Adam,

In the U.S. it's also possible to find a common bus in the main panel to which both neutrals (grounded circuit conductors) and earths (grounding conductors in NEC parlance) are connected. They're kept strictly separate in sub-panels and beyond, as here, with an exception for ranges and dryers which for many years were allowed to have their frames grounded to the neutral.

In the British PME (Protective Multiple Earthing) system, the installation is grounded to the neutral only at that cut-out ahead of the meter. Neutral & earth/ground are kept completely separate from that point on, so main panels have an isolated neutral bus and separate earth/grounding bar.

To return to this specific case, I've had some of my guesses about the building confirmed. It's a 3-story block with two apartments per floor. These pictures are from the U.K. 1st/U.S. 2nd floor, so I think we can assume that the shared meter cupboards are probably built one above the other and the two MICC(?) cables running vertically on the cable tray must therefore be the feeders to the top floor.

What's at ground or basement level to feed these is anybody's guess. A single 3-phase feeder to a PoCo-owned distribution panel with OCPD for each subfeed? Maybe seven individual 1-ph feeders (allowing one for communal services) from the street which have the usual fused cutout?

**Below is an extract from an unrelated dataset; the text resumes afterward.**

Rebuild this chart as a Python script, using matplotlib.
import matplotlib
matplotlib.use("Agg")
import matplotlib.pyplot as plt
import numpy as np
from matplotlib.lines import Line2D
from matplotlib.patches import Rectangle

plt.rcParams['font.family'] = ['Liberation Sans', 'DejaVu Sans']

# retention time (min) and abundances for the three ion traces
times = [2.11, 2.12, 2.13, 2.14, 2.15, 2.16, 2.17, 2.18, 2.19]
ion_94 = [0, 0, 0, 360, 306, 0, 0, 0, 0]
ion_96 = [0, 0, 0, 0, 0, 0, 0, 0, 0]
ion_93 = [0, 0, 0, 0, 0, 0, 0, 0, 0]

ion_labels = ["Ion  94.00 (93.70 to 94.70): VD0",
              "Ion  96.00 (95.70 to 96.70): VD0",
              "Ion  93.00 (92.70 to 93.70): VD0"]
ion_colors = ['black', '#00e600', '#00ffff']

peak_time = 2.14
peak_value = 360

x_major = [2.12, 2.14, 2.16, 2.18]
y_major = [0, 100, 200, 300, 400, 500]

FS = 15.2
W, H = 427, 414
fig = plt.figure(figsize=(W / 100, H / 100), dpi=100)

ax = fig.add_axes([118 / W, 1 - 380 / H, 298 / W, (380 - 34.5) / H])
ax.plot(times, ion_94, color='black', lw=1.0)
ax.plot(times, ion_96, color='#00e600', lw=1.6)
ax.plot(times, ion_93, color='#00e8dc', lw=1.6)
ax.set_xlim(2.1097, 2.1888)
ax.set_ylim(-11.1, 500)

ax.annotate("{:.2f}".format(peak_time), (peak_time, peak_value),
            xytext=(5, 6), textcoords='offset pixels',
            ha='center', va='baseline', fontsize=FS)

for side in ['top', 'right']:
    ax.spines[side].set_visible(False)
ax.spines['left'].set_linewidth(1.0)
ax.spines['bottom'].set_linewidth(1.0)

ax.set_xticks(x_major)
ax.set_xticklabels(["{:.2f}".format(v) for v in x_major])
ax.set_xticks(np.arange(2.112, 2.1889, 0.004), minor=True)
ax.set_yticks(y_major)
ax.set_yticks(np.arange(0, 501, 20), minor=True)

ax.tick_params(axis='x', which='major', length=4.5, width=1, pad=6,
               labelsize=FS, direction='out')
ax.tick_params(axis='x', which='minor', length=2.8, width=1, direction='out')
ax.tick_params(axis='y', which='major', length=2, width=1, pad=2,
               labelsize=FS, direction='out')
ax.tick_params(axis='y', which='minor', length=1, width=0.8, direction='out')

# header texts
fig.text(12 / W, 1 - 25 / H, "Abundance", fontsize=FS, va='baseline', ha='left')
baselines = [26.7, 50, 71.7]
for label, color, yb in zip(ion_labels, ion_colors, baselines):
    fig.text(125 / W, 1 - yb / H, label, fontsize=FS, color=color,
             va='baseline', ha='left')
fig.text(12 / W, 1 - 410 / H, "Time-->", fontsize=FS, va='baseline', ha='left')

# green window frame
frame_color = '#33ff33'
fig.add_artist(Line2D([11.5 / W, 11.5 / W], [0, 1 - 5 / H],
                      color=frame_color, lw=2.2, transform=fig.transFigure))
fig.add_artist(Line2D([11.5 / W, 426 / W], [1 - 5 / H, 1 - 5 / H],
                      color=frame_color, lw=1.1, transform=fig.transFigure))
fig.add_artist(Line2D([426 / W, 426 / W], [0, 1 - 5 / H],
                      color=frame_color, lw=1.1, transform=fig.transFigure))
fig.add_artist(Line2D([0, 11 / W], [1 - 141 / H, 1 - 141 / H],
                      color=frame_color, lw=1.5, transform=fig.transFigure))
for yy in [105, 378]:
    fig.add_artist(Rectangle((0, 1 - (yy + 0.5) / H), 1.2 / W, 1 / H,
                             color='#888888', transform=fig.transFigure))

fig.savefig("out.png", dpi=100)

We're used to seeing all sorts of odd meter locations in old places which have been converted into flats, but on a new build I wonder why it was done like this at all. If there's a common utility room at the bottom, why not just put all the meters and isolators in there, then the SWA subfeeds could have gone directly to each apartment, eliminating the need for a separate meter closet/cupboard on each floor entirely.

The only reason I can think of for wanting the meters near to the apartment they serve would be if some flats were going to be using prepayment card/key meters, or somebody thought there was a chance that they might do so in the future.

I'm just thinking out loud here, of course. It would certainly be interesting to see what's at the common supply point.